The margin of 5 per cent is to be applied to the arm’s length price determined by the A.O, and not to the margin of profit calculated by him. Thus, if arms length price determ-ined by A.O is 100,the tax-payer is entitled to take arm’s length price in the range of 95 to 105.
The above issue arose in a recent case of ACIT Vs SDRC India Private Ltd. decided by ITAT Delhi on 6/3/2009 in respect of transactions between SDRC USA and its Indian subsidiary. In the said case, the Indian subsidiary earned income on account of software development services rendered by it to its parent company.
The agreement between them provides that in consideration for the software development services the US company shall pay the Indian company an amount equal to the cost of providing development services plus a mark up of 5 per cent.

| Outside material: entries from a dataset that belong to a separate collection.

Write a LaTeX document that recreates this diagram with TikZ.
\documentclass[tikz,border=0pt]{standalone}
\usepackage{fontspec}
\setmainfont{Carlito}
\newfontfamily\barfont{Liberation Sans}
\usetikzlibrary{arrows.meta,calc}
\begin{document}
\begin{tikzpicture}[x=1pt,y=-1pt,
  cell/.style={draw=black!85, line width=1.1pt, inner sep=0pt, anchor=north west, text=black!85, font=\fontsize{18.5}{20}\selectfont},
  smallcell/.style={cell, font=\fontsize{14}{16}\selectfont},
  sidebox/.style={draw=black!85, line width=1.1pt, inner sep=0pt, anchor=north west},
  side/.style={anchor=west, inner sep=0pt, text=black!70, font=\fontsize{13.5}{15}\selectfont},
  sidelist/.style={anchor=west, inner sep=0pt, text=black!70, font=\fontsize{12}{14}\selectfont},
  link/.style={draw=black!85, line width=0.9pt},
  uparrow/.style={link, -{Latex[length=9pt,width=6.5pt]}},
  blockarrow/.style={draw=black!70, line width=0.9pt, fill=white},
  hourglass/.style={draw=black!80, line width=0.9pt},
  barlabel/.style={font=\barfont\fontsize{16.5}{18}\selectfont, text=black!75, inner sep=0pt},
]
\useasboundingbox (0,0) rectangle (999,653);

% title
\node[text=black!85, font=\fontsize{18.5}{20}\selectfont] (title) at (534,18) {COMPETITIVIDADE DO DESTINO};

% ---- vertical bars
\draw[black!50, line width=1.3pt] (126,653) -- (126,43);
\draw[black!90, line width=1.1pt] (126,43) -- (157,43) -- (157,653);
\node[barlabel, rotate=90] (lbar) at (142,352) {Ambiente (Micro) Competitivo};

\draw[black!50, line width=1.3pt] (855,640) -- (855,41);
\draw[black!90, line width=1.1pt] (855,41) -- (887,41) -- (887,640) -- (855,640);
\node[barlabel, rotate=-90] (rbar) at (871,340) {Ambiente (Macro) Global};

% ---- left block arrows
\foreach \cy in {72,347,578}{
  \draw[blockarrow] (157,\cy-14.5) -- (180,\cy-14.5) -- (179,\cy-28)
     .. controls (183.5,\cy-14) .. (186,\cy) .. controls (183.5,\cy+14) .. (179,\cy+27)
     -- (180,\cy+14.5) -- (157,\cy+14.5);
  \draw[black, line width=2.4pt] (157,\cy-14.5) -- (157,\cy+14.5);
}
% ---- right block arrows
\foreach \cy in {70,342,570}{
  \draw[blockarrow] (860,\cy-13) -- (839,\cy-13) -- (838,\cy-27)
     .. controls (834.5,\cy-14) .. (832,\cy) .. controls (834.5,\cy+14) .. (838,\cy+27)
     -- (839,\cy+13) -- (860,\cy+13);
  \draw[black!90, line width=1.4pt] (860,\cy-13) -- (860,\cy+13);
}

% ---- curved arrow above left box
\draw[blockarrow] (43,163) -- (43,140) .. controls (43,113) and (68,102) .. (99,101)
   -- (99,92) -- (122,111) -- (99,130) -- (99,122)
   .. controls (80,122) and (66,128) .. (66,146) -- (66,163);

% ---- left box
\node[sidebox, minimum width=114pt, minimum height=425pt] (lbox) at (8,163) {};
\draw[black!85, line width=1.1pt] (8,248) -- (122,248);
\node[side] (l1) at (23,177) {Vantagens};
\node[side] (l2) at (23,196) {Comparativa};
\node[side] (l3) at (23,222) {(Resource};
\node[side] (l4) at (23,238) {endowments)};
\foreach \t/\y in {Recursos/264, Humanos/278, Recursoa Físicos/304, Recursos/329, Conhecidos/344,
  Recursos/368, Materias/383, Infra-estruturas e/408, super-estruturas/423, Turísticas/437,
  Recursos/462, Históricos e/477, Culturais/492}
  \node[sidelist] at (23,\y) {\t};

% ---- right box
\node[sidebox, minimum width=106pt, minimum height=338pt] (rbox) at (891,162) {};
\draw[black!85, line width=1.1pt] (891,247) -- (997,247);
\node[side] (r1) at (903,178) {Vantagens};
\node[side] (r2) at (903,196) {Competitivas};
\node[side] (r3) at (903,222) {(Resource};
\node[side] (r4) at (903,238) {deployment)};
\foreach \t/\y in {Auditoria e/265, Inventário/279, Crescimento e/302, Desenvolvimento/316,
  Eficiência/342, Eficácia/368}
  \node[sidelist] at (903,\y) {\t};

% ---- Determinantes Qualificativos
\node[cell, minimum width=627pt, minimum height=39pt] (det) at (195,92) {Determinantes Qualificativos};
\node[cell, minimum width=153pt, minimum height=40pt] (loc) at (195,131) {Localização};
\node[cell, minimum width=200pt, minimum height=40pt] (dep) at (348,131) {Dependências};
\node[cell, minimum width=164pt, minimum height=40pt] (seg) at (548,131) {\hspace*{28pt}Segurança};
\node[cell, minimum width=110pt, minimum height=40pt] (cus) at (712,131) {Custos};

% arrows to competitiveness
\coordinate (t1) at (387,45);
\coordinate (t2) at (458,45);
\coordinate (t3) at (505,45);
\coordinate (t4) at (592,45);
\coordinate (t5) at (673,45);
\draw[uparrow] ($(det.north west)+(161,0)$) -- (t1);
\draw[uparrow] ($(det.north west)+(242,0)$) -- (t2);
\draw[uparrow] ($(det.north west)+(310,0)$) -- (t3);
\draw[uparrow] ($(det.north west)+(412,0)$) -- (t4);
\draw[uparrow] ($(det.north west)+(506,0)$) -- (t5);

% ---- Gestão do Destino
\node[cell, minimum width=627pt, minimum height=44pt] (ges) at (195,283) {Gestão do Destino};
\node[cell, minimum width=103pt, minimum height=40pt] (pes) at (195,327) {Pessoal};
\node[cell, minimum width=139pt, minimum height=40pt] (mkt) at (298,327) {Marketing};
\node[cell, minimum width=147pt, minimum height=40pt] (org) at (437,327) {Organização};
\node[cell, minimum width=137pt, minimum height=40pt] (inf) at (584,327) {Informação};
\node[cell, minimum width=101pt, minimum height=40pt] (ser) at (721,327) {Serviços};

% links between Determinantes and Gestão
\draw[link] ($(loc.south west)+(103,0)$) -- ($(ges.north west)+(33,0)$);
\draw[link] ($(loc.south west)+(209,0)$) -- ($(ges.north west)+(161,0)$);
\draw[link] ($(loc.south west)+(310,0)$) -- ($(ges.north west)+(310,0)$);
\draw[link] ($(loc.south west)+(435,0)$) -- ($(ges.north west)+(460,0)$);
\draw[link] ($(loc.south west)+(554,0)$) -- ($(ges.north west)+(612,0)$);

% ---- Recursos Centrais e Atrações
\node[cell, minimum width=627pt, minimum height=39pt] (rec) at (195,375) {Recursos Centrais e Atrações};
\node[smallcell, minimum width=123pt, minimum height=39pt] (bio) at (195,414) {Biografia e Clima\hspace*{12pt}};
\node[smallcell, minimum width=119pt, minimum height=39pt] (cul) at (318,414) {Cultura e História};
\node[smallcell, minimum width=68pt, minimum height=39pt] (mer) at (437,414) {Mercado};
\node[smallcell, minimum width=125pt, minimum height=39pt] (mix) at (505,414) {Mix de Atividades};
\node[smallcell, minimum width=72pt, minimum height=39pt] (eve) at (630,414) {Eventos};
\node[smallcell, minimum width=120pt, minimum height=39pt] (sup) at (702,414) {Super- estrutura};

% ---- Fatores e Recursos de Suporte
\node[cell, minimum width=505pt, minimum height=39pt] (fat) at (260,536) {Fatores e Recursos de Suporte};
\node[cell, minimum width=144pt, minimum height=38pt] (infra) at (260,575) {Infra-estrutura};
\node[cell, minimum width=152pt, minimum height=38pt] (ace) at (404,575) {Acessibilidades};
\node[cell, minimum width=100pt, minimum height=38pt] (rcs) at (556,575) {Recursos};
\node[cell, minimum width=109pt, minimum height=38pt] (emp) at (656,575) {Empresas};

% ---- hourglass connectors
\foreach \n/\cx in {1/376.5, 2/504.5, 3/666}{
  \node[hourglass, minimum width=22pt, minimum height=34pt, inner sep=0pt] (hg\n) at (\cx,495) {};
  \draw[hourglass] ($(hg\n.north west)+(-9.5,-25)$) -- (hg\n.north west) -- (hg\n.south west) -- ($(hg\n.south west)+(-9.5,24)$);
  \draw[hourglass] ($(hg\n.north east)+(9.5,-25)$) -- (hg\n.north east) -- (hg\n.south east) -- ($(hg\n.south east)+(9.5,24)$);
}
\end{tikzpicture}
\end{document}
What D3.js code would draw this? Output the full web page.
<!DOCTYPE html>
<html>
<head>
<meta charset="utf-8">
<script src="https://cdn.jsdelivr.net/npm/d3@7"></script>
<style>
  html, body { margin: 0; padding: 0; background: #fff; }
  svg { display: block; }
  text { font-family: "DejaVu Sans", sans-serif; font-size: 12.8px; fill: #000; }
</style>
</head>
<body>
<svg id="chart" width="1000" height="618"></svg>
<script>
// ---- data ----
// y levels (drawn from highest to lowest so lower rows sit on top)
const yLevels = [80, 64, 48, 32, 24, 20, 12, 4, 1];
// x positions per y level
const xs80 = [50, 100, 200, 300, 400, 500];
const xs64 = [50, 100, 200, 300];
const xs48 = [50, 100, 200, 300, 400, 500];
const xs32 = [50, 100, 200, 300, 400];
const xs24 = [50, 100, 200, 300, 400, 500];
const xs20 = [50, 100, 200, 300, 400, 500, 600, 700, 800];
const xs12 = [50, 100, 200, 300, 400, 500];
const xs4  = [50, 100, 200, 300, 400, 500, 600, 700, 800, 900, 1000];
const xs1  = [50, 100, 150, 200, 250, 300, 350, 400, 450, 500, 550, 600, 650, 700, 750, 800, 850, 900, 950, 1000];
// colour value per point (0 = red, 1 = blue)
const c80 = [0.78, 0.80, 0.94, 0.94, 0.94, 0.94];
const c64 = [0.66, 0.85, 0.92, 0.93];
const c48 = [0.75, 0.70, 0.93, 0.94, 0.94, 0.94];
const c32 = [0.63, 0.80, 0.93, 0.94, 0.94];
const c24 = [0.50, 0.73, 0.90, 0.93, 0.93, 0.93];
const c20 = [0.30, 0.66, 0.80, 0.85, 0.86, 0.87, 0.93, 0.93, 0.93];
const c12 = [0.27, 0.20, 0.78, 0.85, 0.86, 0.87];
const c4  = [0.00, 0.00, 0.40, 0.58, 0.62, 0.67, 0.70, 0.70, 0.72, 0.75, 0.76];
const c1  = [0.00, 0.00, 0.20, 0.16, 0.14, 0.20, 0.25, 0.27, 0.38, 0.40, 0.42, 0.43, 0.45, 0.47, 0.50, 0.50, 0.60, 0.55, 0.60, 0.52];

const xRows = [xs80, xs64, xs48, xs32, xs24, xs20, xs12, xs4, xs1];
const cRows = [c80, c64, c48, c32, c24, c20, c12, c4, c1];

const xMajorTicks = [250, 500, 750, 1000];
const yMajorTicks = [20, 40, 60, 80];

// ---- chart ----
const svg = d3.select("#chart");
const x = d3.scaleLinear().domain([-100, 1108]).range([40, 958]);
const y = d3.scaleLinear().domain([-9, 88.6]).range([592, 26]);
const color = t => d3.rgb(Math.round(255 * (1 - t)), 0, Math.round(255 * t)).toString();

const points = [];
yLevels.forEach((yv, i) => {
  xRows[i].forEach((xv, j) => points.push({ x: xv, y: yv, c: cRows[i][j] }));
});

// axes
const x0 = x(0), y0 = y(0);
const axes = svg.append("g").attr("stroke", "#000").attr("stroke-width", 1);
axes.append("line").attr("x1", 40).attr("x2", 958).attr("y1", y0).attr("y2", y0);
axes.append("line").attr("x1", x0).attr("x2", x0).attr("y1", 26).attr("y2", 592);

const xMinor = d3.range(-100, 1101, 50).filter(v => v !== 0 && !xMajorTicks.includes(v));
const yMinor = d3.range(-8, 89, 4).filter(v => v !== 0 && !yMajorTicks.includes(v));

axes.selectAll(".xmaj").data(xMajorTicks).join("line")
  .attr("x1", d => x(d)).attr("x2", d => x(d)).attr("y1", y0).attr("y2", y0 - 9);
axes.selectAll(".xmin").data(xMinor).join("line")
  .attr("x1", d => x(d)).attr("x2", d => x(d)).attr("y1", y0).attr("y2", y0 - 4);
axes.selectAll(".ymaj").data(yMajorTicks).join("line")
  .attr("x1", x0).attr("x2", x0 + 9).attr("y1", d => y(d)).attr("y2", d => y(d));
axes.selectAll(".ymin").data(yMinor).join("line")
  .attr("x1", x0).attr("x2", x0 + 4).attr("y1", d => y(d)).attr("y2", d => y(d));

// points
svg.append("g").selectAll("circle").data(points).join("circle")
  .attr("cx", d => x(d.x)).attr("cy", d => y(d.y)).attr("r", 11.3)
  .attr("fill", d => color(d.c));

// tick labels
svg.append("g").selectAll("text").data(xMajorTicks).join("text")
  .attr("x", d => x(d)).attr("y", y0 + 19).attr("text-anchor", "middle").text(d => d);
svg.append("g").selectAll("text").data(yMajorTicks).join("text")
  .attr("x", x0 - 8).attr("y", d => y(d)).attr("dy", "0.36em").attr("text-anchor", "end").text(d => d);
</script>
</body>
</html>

The Assessing officer did not accept the mark up of 5 per cent, he made an addition to income by increasing the mark up to 10per cent. The Hon’ble Tribunal relying on the CBDT circular no.12 held that the addition made by the Assessing Officer by increasing the mark up to 10 per cent was not correct and accordingly the addition made by Assessing Officer was deleted.
The aforesaid decision will provide an authority that an Assessing Officer should not make any adjustment to the arms length price determined by a the taxpayer if such price is upto 5per cent less or upto 5 per cent more than the price determined by the Assessing Officer. The circular of the Board is clear that in such cases the price declared by the taxpayer should be accepted.